Maulid dan Kecintaan akan Nabi

Agama | Tuesday, 12 Sep 2023, 16:03 WIB

“Anekseni ingsun ing ndalem atiningsun kelawan i’tiqad kang kukuh. Satuhune ora ono pengeran kang sinembah, kejaba Allah Ta’ala. Anekseni ingsung ing dalem atiningsun kelawan i’tiqad kang kukuh, Satuhune Kanjeng Nabi Muhammad iku utusane Gusti Allah, Den utus marang sekabeyane makhluk, jin, syetan lan malaikat.”Bait syair tersebut adalah untaian kalimat yang harus kami lafadzkan setiap akan mengaji di langgar kecil milik mbah Munaf. Menghafal dan mengulang nadzoman adalah sebuah proses internalisasi yang memunculkan penghayatan dan cinta, demikian teman saya berteori, Sebagaimana kata pepatan Jawa, “witing tresna jalaran saka kulina”.

Menjadikan Nabi sebagai sosok yang senantiasa hadir dan diteladani hingga mengingatnya adalah sebuah kebahagiaan tersendiri. Mengajarkan agama dengan pendekatan cinta kepada Nabi adalah adalah para guru agama tradisional mendidik murid-muridnya. Dengan cinta, agama bukan hanya soal kalkulasi untung rugi, ketaatan, imbalan dan hukuman. Cinta, kata Rumi dan Al Qunawi sangat bergantung pada munasabah, yakni afinitas antara pecinta dan yang dicintainya.

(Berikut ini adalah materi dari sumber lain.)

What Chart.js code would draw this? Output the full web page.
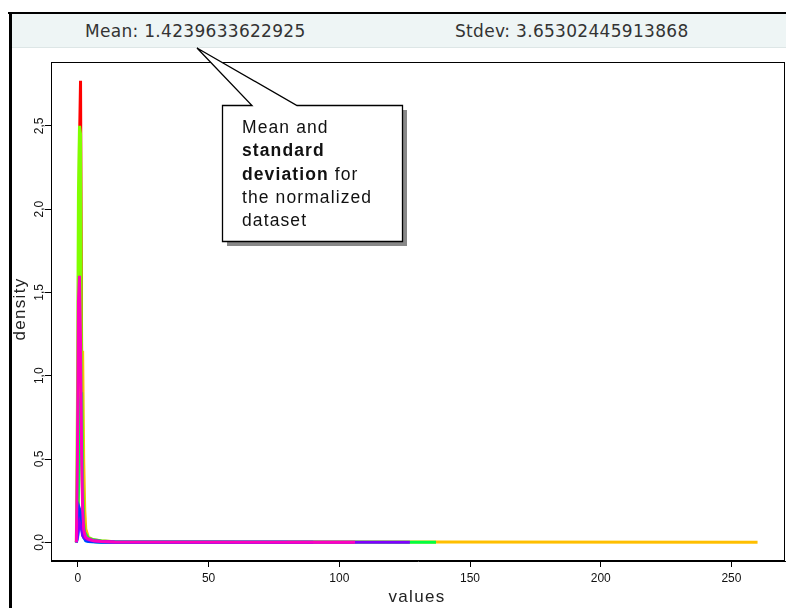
<!DOCTYPE html>
<html>
<head>
<meta charset="utf-8">
<script src="https://cdn.jsdelivr.net/npm/chart.js@4.4.1/dist/chart.umd.min.js"></script>
<style>
  html, body { margin:0; padding:0; background:#fff; width:786px; height:608px; overflow:hidden; }
  #wrap { position:relative; width:786px; height:608px; }
  #c { position:absolute; left:0; top:0; }
  .abs { position:absolute; }
  #band { left:12px; top:14px; width:774px; height:33px; background:#eef5f5; border-bottom:1px solid #dde6e6; }
  .hdr { font-family:"DejaVu Sans", sans-serif; font-size:17px; color:#333; letter-spacing:0.3px; white-space:nowrap; top:21px; }
  #ytitle { font-family:"Liberation Sans", Arial, sans-serif; font-size:17px; letter-spacing:1.3px; color:#222;
            left:20px; top:309px; transform:translate(-50%,-50%) rotate(-90deg); white-space:nowrap; }
  #xtitle { font-family:"Liberation Sans", Arial, sans-serif; font-size:17px; letter-spacing:1.3px; color:#222;
            left:417px; top:597px; transform:translate(-50%,-50%); white-space:nowrap; }
  #note { left:242px; top:116px; font-family:"Liberation Sans", Arial, sans-serif; font-size:17.5px; letter-spacing:1.1px;
          line-height:23.3px; color:#111; white-space:nowrap; }
</style>
</head>
<body>
<div id="wrap">
  <canvas id="c" width="786" height="608"></canvas>
  <div class="abs" style="left:8px;top:12px;width:778px;height:2px;background:#000"></div>
  <div class="abs" style="left:9px;top:12px;width:3px;height:596px;background:#000"></div>
  <div class="abs" id="band"></div>
  <div class="abs hdr" id="meanTxt" style="left:85px"></div>
  <div class="abs hdr" id="sdTxt" style="left:455px"></div>
  <div class="abs" id="ytitle">density</div>
  <div class="abs" id="xtitle">values</div>
  <svg class="abs" style="left:0;top:0" width="786" height="608">
    <rect x="227" y="110" width="180" height="136" fill="#888"/>
    <path d="M222.5 105.5 L252 105.5 L197 48 L297 105.5 L402.5 105.5 L402.5 241.5 L222.5 241.5 Z" fill="#fff" stroke="#000" stroke-width="1.3"/>
  </svg>
  <div class="abs" id="note">Mean and<br><b>standard</b><br><b>deviation</b> for<br>the normalized<br>dataset</div>
</div>
<script>
// ---- data ----
const meanValue = "1.4239633622925";
const stdevValue = "3.65302445913868";

const xTicks = [0, 50, 100, 150, 200, 250];
const xTickLabels = ["0", "50", "100", "150", "200", "250"];
const yTicks = [0, 0.5, 1.0, 1.5, 2.0, 2.5];
const yTickLabels = ["0,0", "0,5", "1,0", "1,5", "2,0", "2,5"];

// common x positions near the spike
const xGrid = [-0.6, -0.2, 0.2, 0.6, 1.0, 1.4, 1.8, 2.2, 2.6, 3.0, 4.0, 6.0, 9.0, 14.0];

const seriesNames = ["s1", "s2", "s3", "s4", "s5", "s6", "s7", "s8"];
const redY     = [0, 0.05, 0.60, 2.40, 2.77, 1.20, 0.15, 0.13, 0.05, 0.02, 0.010, 0.005, 0.002, 0.000];
const goldY    = [0, 0.05, 0.30, 0.70, 0.95, 1.05, 1.15, 0.50, 0.20, 0.08, 0.030, 0.015, 0.010, 0.004];
const limeY    = [0, 0.80, 2.10, 2.50, 2.45, 0.90, 0.15, 0.05, 0.03, 0.02, 0.010, 0.005, 0.002, 0.000];
const greenY   = [0, 0.09, 0.30, 0.60, 0.85, 0.90, 0.35, 0.12, 0.06, 0.05, 0.025, 0.015, 0.008, 0.003];
const cyanY    = [0, 0.02, 0.06, 0.10, 0.12, 0.10, 0.06, 0.03, 0.02, 0.01, 0.005, 0.003, 0.001, 0.000];
const blueY    = [0, 0.05, 0.10, 0.20, 0.18, 0.10, 0.05, 0.03, 0.02, 0.01, 0.005, 0.003, 0.001, 0.000];
const purpleY  = [0, 0.03, 0.08, 0.12, 0.10, 0.08, 0.04, 0.03, 0.025, 0.02, 0.015, 0.010, 0.005, 0.002];
const magentaY = [0, 0.50, 1.45, 1.60, 1.20, 0.55, 0.20, 0.08, 0.05, 0.03, 0.020, 0.010, 0.005, 0.002];
const tailEnds = [60, 260, 55, 137, 80, 90, 127, 106];

const seriesColors = ["#FF0000", "#FFBF00", "#80FF00", "#00FF40", "#00FFFF", "#0040FF", "#8000FF", "#FF00BF"];
// ------------------------------------

document.getElementById('meanTxt').textContent = "Mean: " + meanValue;
document.getElementById('sdTxt').textContent = "Stdev: " + stdevValue;

const allY = [redY, goldY, limeY, greenY, cyanY, blueY, purpleY, magentaY];
const datasets = allY.map((ys, i) => {
  const pts = xGrid.map((x, k) => ({ x: x, y: ys[k] }));
  pts.push({ x: tailEnds[i], y: 0 });
  return {
    label: seriesNames[i],
    data: pts,
    borderColor: seriesColors[i],
    backgroundColor: seriesColors[i],
    borderWidth: 3,
    pointRadius: 0,
    tension: 0,
    fill: false,
    order: allY.length - 1 - i
  };
});

const boxAndLabels = {
  id: 'boxAndLabels',
  afterDraw(chart) {
    const { ctx, chartArea: a, scales } = chart;
    ctx.save();
    ctx.strokeStyle = '#000';
    ctx.lineWidth = 1;
    ctx.strokeRect(Math.round(a.left) + 0.5, Math.round(a.top) + 0.5,
                   Math.round(a.right - a.left) - 1, Math.round(a.bottom - a.top) - 1);
    ctx.fillStyle = '#111';
    ctx.font = '12px "Liberation Sans", Arial, sans-serif';
    ctx.textAlign = 'center';
    ctx.textBaseline = 'middle';
    yTicks.forEach((v, i) => {
      const py = scales.y.getPixelForValue(v);
      ctx.save();
      ctx.translate(40, py);
      ctx.rotate(-Math.PI / 2);
      ctx.fillText(yTickLabels[i], 0, 0);
      ctx.restore();
    });
    ctx.restore();
  }
};

new Chart(document.getElementById('c'), {
  type: 'line',
  data: { datasets },
  options: {
    responsive: false,
    animation: false,
    devicePixelRatio: 1,
    layout: { padding: { top: 62, right: 1, left: 0, bottom: 0 } },
    plugins: { legend: { display: false }, tooltip: { enabled: false } },
    scales: {
      x: {
        type: 'linear',
        min: -10.3, max: 270.5,
        afterBuildTicks: s => { s.ticks = xTicks.map(v => ({ value: v })); },
        afterFit: s => { s.height = 47; },
        grid: { drawOnChartArea: false, drawTicks: true, tickLength: 6, color: '#000' },
        border: { display: true, color: '#000' },
        ticks: {
          color: '#111', padding: 4, maxRotation: 0, autoSkip: false,
          font: { family: '"Liberation Sans", Arial, sans-serif', size: 12 },
          callback: (v) => { const i = xTicks.indexOf(v); return i >= 0 ? xTickLabels[i] : ''; }
        }
      },
      y: {
        type: 'linear',
        min: -0.112, max: 2.883,
        afterBuildTicks: s => { s.ticks = yTicks.map(v => ({ value: v })); },
        afterFit: s => { s.width = 51; },
        grid: { drawOnChartArea: false, drawTicks: true, tickLength: 6, color: '#000' },
        border: { display: true, color: '#000' },
        ticks: { display: false }
      }
    }
  },
  plugins: [boxAndLabels]
});
</script>
</body>
</html>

Buanglah huruf dan ambil makna, lanjut Rumi, sebab cinta menembus dunia rupa mengajak masuk ke dunia hakikat. Aras utamanya bukan lagi kalkulasi kuantitatif tapi kualitatif. Akal bekerja di atas dasar pengetahuan, penalaran, dan hapalan; sementara cinta bekerja di atas dasar wawasan yang dalam, kemurahan Ilahiah, dan perasaan. Akal mencoba mengetahui lautan dan setetes air dengan membedakan keduanya, sedangkan cinta mengubah setetes air menjadi laut, demikian kata Javad Noorbaksh.

Dan tidak akan ada cinta kepada Allah tanpa iringan cinta kepada Rasulullah, kata pak Kyai. Kita hanya mencintai Allah melalui Rasulullah. Ibarat lampu teplok, lanjut pak Kyai, kita hanya mampu menerima kebenaran Ilahi melalui cahaya yang dipendarkan oleh semprong. Tubuh kita akan terbakar bila nekat mengambil kebenaran dan cinta langsung dari api-Nya. Semprong yang memendarkan kebenaran dan cinta itulah fungsi kenabian, tandas pak Kyai mengakhiri bincang-bincang pada malam itu.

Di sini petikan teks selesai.